Given exercise =>
Write out the material again word for word, dropping any images it holds.
++++ Collected material ++++
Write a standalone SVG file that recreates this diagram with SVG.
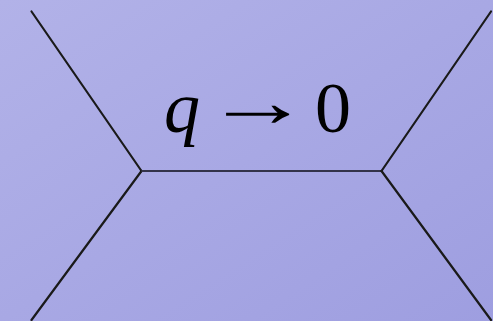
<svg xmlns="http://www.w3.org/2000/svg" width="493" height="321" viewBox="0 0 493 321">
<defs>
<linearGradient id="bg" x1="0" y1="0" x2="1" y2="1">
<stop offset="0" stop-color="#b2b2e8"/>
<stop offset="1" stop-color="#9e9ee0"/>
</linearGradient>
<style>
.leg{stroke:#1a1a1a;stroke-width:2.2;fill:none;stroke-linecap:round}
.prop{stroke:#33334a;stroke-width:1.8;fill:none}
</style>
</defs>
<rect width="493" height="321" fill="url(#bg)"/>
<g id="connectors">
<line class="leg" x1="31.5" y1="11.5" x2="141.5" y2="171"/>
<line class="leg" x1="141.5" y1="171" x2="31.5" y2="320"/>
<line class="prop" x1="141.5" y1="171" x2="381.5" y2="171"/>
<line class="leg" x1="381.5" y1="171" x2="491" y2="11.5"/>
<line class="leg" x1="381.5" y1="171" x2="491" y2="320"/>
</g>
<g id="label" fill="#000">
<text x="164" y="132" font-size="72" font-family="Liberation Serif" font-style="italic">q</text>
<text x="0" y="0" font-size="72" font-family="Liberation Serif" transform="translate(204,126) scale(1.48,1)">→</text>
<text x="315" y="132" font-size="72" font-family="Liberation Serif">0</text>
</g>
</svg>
++++
Correct result =>
Write a standalone SVG file that recreates this diagram with SVG.
<svg xmlns="http://www.w3.org/2000/svg" width="493" height="321" viewBox="0 0 493 321">
<defs>
<linearGradient id="bg" x1="0" y1="0" x2="1" y2="1">
<stop offset="0" stop-color="#b2b2e8"/>
<stop offset="1" stop-color="#9e9ee0"/>
</linearGradient>
<style>
.leg{stroke:#1a1a1a;stroke-width:2.2;fill:none;stroke-linecap:round}
.prop{stroke:#33334a;stroke-width:1.8;fill:none}
</style>
</defs>
<rect width="493" height="321" fill="url(#bg)"/>
<g id="connectors">
<line class="leg" x1="31.5" y1="11.5" x2="141.5" y2="171"/>
<line class="leg" x1="141.5" y1="171" x2="31.5" y2="320"/>
<line class="prop" x1="141.5" y1="171" x2="381.5" y2="171"/>
<line class="leg" x1="381.5" y1="171" x2="491" y2="11.5"/>
<line class="leg" x1="381.5" y1="171" x2="491" y2="320"/>
</g>
<g id="label" fill="#000">
<text x="164" y="132" font-size="72" font-family="Liberation Serif" font-style="italic">q</text>
<text x="0" y="0" font-size="72" font-family="Liberation Serif" transform="translate(204,126) scale(1.48,1)">→</text>
<text x="315" y="132" font-size="72" font-family="Liberation Serif">0</text>
</g>
</svg>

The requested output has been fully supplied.